● **What is needed**: Quote every line as written. Omit pictures.

● **Material provided**:
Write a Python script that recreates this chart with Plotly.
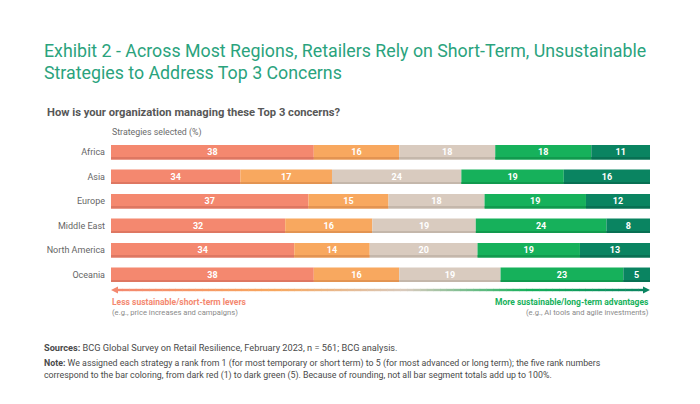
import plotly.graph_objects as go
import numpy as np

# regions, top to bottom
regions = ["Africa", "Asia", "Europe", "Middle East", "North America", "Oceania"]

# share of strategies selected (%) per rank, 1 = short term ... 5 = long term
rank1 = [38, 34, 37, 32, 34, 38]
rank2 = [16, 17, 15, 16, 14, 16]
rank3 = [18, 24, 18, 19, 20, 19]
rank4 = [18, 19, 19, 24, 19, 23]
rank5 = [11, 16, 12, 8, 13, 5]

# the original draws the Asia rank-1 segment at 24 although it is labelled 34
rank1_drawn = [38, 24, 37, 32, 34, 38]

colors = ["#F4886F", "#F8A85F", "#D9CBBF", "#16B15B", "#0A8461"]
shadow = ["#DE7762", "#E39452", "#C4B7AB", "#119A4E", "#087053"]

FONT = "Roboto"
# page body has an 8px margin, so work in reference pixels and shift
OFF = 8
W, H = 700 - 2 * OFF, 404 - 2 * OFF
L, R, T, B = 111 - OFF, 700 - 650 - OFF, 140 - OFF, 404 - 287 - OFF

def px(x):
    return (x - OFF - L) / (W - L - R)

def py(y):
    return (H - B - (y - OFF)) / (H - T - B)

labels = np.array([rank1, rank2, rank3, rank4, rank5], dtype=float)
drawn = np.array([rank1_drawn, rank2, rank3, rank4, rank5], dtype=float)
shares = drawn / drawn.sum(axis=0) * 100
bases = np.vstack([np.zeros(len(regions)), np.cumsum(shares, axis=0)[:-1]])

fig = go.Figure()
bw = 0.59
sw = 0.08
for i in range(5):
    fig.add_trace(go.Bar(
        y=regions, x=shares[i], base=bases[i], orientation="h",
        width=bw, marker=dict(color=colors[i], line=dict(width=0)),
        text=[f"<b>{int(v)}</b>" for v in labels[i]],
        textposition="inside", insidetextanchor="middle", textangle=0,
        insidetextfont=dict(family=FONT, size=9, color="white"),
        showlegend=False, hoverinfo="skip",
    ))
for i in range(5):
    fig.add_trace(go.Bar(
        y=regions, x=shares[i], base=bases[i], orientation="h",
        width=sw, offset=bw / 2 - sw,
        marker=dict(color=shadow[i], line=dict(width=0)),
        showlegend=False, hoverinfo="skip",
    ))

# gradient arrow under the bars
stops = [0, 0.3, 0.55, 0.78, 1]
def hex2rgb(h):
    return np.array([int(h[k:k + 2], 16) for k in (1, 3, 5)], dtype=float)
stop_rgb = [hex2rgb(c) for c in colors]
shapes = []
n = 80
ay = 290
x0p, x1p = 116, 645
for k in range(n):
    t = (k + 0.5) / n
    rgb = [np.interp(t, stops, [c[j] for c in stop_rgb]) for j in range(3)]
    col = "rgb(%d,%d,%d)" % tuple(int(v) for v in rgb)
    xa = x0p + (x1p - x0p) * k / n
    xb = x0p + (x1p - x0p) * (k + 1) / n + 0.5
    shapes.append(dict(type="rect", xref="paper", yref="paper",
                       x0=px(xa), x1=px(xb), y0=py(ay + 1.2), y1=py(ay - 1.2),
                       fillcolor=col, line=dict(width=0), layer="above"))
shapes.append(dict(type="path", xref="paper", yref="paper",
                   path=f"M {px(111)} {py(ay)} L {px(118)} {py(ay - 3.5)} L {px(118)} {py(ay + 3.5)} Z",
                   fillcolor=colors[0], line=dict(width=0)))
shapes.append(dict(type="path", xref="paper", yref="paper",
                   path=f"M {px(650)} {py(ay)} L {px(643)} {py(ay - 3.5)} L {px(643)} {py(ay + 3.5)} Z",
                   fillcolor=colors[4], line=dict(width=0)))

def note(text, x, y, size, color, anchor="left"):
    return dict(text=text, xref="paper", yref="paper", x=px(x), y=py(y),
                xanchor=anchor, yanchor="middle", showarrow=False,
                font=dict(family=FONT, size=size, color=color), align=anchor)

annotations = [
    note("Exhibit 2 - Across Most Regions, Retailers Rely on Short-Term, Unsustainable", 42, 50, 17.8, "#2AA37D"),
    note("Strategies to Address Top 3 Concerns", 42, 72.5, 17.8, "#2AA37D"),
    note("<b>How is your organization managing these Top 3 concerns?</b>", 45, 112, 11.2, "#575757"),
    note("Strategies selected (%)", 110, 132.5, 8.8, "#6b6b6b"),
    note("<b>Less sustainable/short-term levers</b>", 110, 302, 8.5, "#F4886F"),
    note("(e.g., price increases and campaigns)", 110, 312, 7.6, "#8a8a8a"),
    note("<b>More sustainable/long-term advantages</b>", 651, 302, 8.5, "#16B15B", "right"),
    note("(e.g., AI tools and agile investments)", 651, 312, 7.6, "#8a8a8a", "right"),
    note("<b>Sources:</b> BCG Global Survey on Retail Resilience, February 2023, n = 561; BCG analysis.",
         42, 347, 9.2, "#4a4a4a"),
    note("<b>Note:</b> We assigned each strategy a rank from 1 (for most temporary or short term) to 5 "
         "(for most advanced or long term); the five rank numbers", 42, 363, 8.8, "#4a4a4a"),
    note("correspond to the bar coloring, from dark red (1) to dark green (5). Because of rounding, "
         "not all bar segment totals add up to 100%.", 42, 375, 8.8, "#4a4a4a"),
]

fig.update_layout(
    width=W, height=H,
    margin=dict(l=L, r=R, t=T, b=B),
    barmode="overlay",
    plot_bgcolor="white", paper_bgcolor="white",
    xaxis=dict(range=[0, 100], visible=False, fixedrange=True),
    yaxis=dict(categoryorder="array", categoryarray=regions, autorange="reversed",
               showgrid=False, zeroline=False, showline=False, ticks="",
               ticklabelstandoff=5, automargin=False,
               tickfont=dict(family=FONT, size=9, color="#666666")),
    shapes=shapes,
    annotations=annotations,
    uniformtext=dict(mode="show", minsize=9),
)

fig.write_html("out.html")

● **Written solution**:
Write a Python script that recreates this chart with Plotly.
import plotly.graph_objects as go
import numpy as np

# regions, top to bottom
regions = ["Africa", "Asia", "Europe", "Middle East", "North America", "Oceania"]

# share of strategies selected (%) per rank, 1 = short term ... 5 = long term
rank1 = [38, 34, 37, 32, 34, 38]
rank2 = [16, 17, 15, 16, 14, 16]
rank3 = [18, 24, 18, 19, 20, 19]
rank4 = [18, 19, 19, 24, 19, 23]
rank5 = [11, 16, 12, 8, 13, 5]

# the original draws the Asia rank-1 segment at 24 although it is labelled 34
rank1_drawn = [38, 24, 37, 32, 34, 38]

colors = ["#F4886F", "#F8A85F", "#D9CBBF", "#16B15B", "#0A8461"]
shadow = ["#DE7762", "#E39452", "#C4B7AB", "#119A4E", "#087053"]

FONT = "Roboto"
# page body has an 8px margin, so work in reference pixels and shift
OFF = 8
W, H = 700 - 2 * OFF, 404 - 2 * OFF
L, R, T, B = 111 - OFF, 700 - 650 - OFF, 140 - OFF, 404 - 287 - OFF

def px(x):
    return (x - OFF - L) / (W - L - R)

def py(y):
    return (H - B - (y - OFF)) / (H - T - B)

labels = np.array([rank1, rank2, rank3, rank4, rank5], dtype=float)
drawn = np.array([rank1_drawn, rank2, rank3, rank4, rank5], dtype=float)
shares = drawn / drawn.sum(axis=0) * 100
bases = np.vstack([np.zeros(len(regions)), np.cumsum(shares, axis=0)[:-1]])

fig = go.Figure()
bw = 0.59
sw = 0.08
for i in range(5):
    fig.add_trace(go.Bar(
        y=regions, x=shares[i], base=bases[i], orientation="h",
        width=bw, marker=dict(color=colors[i], line=dict(width=0)),
        text=[f"<b>{int(v)}</b>" for v in labels[i]],
        textposition="inside", insidetextanchor="middle", textangle=0,
        insidetextfont=dict(family=FONT, size=9, color="white"),
        showlegend=False, hoverinfo="skip",
    ))
for i in range(5):
    fig.add_trace(go.Bar(
        y=regions, x=shares[i], base=bases[i], orientation="h",
        width=sw, offset=bw / 2 - sw,
        marker=dict(color=shadow[i], line=dict(width=0)),
        showlegend=False, hoverinfo="skip",
    ))

# gradient arrow under the bars
stops = [0, 0.3, 0.55, 0.78, 1]
def hex2rgb(h):
    return np.array([int(h[k:k + 2], 16) for k in (1, 3, 5)], dtype=float)
stop_rgb = [hex2rgb(c) for c in colors]
shapes = []
n = 80
ay = 290
x0p, x1p = 116, 645
for k in range(n):
    t = (k + 0.5) / n
    rgb = [np.interp(t, stops, [c[j] for c in stop_rgb]) for j in range(3)]
    col = "rgb(%d,%d,%d)" % tuple(int(v) for v in rgb)
    xa = x0p + (x1p - x0p) * k / n
    xb = x0p + (x1p - x0p) * (k + 1) / n + 0.5
    shapes.append(dict(type="rect", xref="paper", yref="paper",
                       x0=px(xa), x1=px(xb), y0=py(ay + 1.2), y1=py(ay - 1.2),
                       fillcolor=col, line=dict(width=0), layer="above"))
shapes.append(dict(type="path", xref="paper", yref="paper",
                   path=f"M {px(111)} {py(ay)} L {px(118)} {py(ay - 3.5)} L {px(118)} {py(ay + 3.5)} Z",
                   fillcolor=colors[0], line=dict(width=0)))
shapes.append(dict(type="path", xref="paper", yref="paper",
                   path=f"M {px(650)} {py(ay)} L {px(643)} {py(ay - 3.5)} L {px(643)} {py(ay + 3.5)} Z",
                   fillcolor=colors[4], line=dict(width=0)))

def note(text, x, y, size, color, anchor="left"):
    return dict(text=text, xref="paper", yref="paper", x=px(x), y=py(y),
                xanchor=anchor, yanchor="middle", showarrow=False,
                font=dict(family=FONT, size=size, color=color), align=anchor)

annotations = [
    note("Exhibit 2 - Across Most Regions, Retailers Rely on Short-Term, Unsustainable", 42, 50, 17.8, "#2AA37D"),
    note("Strategies to Address Top 3 Concerns", 42, 72.5, 17.8, "#2AA37D"),
    note("<b>How is your organization managing these Top 3 concerns?</b>", 45, 112, 11.2, "#575757"),
    note("Strategies selected (%)", 110, 132.5, 8.8, "#6b6b6b"),
    note("<b>Less sustainable/short-term levers</b>", 110, 302, 8.5, "#F4886F"),
    note("(e.g., price increases and campaigns)", 110, 312, 7.6, "#8a8a8a"),
    note("<b>More sustainable/long-term advantages</b>", 651, 302, 8.5, "#16B15B", "right"),
    note("(e.g., AI tools and agile investments)", 651, 312, 7.6, "#8a8a8a", "right"),
    note("<b>Sources:</b> BCG Global Survey on Retail Resilience, February 2023, n = 561; BCG analysis.",
         42, 347, 9.2, "#4a4a4a"),
    note("<b>Note:</b> We assigned each strategy a rank from 1 (for most temporary or short term) to 5 "
         "(for most advanced or long term); the five rank numbers", 42, 363, 8.8, "#4a4a4a"),
    note("correspond to the bar coloring, from dark red (1) to dark green (5). Because of rounding, "
         "not all bar segment totals add up to 100%.", 42, 375, 8.8, "#4a4a4a"),
]

fig.update_layout(
    width=W, height=H,
    margin=dict(l=L, r=R, t=T, b=B),
    barmode="overlay",
    plot_bgcolor="white", paper_bgcolor="white",
    xaxis=dict(range=[0, 100], visible=False, fixedrange=True),
    yaxis=dict(categoryorder="array", categoryarray=regions, autorange="reversed",
               showgrid=False, zeroline=False, showline=False, ticks="",
               ticklabelstandoff=5, automargin=False,
               tickfont=dict(family=FONT, size=9, color="#666666")),
    shapes=shapes,
    annotations=annotations,
    uniformtext=dict(mode="show", minsize=9),
)

fig.write_html("out.html")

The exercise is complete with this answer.